# Exercise prompt
The line containing "return (ref_px - R_PL) / (R_PR - R_PL)" marks the end: extract everything from the first line of the data through that line, exactly, with no pictures.

=====

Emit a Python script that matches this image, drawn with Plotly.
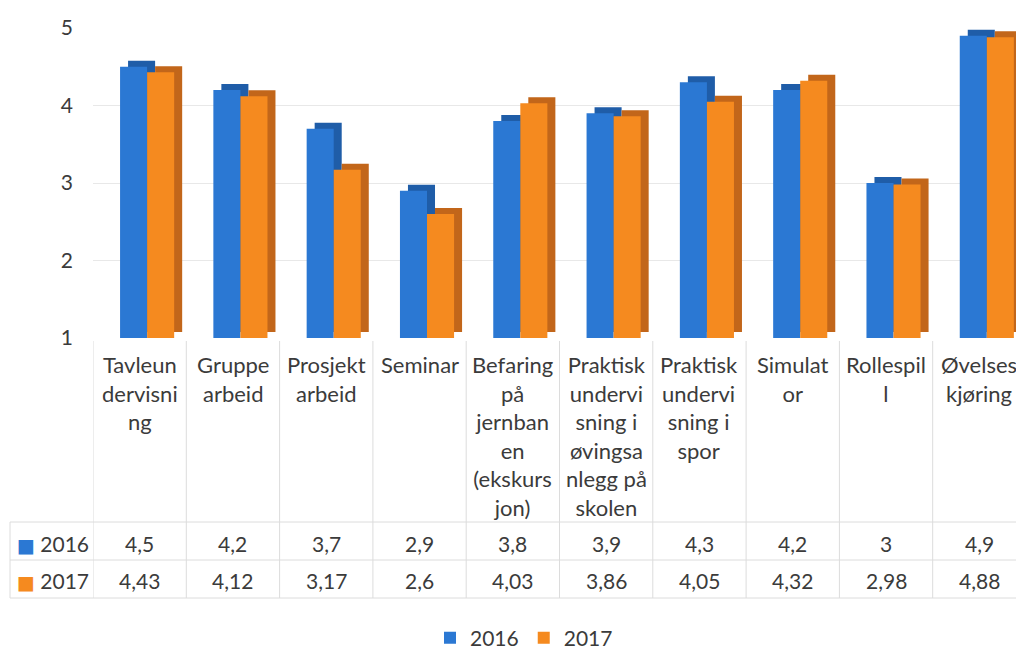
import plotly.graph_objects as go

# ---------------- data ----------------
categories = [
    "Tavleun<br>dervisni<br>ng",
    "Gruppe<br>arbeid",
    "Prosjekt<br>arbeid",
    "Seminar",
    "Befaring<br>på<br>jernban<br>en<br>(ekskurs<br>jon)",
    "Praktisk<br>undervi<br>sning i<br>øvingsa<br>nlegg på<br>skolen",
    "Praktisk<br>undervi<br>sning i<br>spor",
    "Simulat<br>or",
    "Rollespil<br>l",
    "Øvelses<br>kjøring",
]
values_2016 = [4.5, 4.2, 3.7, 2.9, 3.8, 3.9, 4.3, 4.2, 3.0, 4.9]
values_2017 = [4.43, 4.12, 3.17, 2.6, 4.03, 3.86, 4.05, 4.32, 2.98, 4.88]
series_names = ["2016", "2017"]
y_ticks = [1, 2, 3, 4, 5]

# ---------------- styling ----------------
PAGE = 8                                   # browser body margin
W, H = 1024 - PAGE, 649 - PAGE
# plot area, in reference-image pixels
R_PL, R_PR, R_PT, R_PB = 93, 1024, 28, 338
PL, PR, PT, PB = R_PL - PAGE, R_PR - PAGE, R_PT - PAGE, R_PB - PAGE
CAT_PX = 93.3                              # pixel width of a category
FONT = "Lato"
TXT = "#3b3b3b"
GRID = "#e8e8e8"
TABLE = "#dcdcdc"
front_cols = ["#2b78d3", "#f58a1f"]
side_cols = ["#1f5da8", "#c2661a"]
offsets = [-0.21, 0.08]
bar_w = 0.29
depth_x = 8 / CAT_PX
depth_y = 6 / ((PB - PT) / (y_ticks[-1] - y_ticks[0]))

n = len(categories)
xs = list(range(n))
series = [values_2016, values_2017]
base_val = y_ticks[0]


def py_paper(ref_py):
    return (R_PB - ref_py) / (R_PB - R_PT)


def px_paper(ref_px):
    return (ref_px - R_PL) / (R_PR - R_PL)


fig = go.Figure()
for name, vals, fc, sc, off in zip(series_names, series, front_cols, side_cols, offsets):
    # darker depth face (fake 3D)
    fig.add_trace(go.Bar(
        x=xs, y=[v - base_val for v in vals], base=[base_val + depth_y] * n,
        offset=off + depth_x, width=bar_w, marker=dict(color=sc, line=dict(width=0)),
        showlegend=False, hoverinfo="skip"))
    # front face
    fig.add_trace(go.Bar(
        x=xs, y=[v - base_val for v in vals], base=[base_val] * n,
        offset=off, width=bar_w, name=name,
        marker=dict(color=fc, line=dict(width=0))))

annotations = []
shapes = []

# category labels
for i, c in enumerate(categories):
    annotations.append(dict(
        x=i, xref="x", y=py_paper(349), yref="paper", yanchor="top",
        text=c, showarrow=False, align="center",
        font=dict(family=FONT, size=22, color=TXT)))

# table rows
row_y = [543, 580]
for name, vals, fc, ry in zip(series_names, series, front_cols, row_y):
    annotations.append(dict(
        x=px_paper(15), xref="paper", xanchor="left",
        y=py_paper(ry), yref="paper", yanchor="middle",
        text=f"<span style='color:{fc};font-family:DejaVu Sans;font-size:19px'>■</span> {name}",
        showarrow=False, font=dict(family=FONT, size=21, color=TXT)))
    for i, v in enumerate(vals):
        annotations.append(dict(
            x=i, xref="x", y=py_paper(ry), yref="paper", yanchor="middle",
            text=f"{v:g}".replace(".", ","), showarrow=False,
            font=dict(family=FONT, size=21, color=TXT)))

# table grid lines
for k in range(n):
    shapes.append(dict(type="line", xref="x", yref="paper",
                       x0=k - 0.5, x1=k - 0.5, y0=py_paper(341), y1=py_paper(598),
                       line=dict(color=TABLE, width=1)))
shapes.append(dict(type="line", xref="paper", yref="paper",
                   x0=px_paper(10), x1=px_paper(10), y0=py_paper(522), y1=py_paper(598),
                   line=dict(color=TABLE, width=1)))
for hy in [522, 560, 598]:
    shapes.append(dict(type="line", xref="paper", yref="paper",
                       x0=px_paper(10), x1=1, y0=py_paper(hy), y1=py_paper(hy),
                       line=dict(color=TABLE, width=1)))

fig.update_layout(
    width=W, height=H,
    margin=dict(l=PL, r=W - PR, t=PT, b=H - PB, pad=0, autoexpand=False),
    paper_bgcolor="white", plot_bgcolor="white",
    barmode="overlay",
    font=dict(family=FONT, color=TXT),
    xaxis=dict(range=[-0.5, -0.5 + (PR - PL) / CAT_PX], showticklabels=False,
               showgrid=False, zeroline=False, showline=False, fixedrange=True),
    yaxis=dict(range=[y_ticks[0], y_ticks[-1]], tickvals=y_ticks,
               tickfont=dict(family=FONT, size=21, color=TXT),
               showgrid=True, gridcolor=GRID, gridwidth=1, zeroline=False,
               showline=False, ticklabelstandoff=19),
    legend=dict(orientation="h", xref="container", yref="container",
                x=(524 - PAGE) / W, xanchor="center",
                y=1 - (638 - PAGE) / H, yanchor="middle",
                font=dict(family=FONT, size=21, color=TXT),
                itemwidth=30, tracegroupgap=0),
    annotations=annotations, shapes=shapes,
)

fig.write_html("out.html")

=====

# Complete output
Emit a Python script that matches this image, drawn with Plotly.
import plotly.graph_objects as go

# ---------------- data ----------------
categories = [
    "Tavleun<br>dervisni<br>ng",
    "Gruppe<br>arbeid",
    "Prosjekt<br>arbeid",
    "Seminar",
    "Befaring<br>på<br>jernban<br>en<br>(ekskurs<br>jon)",
    "Praktisk<br>undervi<br>sning i<br>øvingsa<br>nlegg på<br>skolen",
    "Praktisk<br>undervi<br>sning i<br>spor",
    "Simulat<br>or",
    "Rollespil<br>l",
    "Øvelses<br>kjøring",
]
values_2016 = [4.5, 4.2, 3.7, 2.9, 3.8, 3.9, 4.3, 4.2, 3.0, 4.9]
values_2017 = [4.43, 4.12, 3.17, 2.6, 4.03, 3.86, 4.05, 4.32, 2.98, 4.88]
series_names = ["2016", "2017"]
y_ticks = [1, 2, 3, 4, 5]

# ---------------- styling ----------------
PAGE = 8                                   # browser body margin
W, H = 1024 - PAGE, 649 - PAGE
# plot area, in reference-image pixels
R_PL, R_PR, R_PT, R_PB = 93, 1024, 28, 338
PL, PR, PT, PB = R_PL - PAGE, R_PR - PAGE, R_PT - PAGE, R_PB - PAGE
CAT_PX = 93.3                              # pixel width of a category
FONT = "Lato"
TXT = "#3b3b3b"
GRID = "#e8e8e8"
TABLE = "#dcdcdc"
front_cols = ["#2b78d3", "#f58a1f"]
side_cols = ["#1f5da8", "#c2661a"]
offsets = [-0.21, 0.08]
bar_w = 0.29
depth_x = 8 / CAT_PX
depth_y = 6 / ((PB - PT) / (y_ticks[-1] - y_ticks[0]))

n = len(categories)
xs = list(range(n))
series = [values_2016, values_2017]
base_val = y_ticks[0]


def py_paper(ref_py):
    return (R_PB - ref_py) / (R_PB - R_PT)


def px_paper(ref_px):
    return (ref_px - R_PL) / (R_PR - R_PL)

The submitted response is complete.